The request: Check each line of the material below, and copy it if it holds the string "this".

Dataset excerpts:

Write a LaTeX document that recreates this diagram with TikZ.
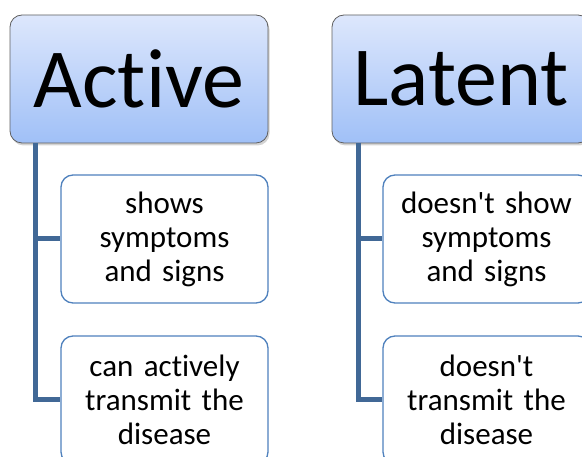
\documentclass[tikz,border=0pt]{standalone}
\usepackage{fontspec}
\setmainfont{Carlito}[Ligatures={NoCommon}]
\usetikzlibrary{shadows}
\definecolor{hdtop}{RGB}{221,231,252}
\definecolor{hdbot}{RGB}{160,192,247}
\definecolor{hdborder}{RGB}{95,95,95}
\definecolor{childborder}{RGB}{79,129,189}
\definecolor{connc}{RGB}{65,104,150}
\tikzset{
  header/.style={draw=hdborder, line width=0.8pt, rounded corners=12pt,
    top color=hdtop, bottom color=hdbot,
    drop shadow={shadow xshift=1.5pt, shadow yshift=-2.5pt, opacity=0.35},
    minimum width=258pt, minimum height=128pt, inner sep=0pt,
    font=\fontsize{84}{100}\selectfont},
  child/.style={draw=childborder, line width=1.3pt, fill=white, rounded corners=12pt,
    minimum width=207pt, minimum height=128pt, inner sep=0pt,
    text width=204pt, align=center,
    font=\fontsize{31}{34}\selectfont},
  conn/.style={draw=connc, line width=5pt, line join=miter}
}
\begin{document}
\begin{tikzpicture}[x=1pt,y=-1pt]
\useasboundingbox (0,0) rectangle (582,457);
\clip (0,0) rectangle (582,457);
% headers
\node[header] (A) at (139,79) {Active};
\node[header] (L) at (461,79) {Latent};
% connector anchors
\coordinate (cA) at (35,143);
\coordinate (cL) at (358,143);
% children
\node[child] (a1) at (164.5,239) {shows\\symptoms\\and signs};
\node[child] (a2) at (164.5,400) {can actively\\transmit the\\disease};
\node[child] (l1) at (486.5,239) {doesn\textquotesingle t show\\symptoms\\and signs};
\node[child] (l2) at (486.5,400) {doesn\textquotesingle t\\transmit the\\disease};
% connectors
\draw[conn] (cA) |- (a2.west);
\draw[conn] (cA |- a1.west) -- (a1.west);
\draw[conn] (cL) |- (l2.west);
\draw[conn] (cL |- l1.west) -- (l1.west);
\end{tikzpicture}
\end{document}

---

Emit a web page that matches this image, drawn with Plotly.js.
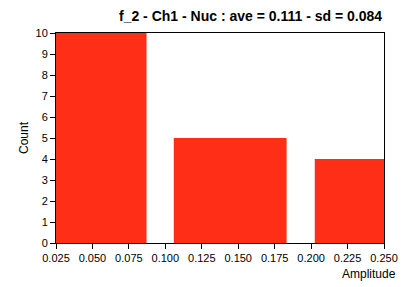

Exercise answer:
Write a LaTeX document that recreates this diagram with TikZ.
Emit a web page that matches this image, drawn with Plotly.js.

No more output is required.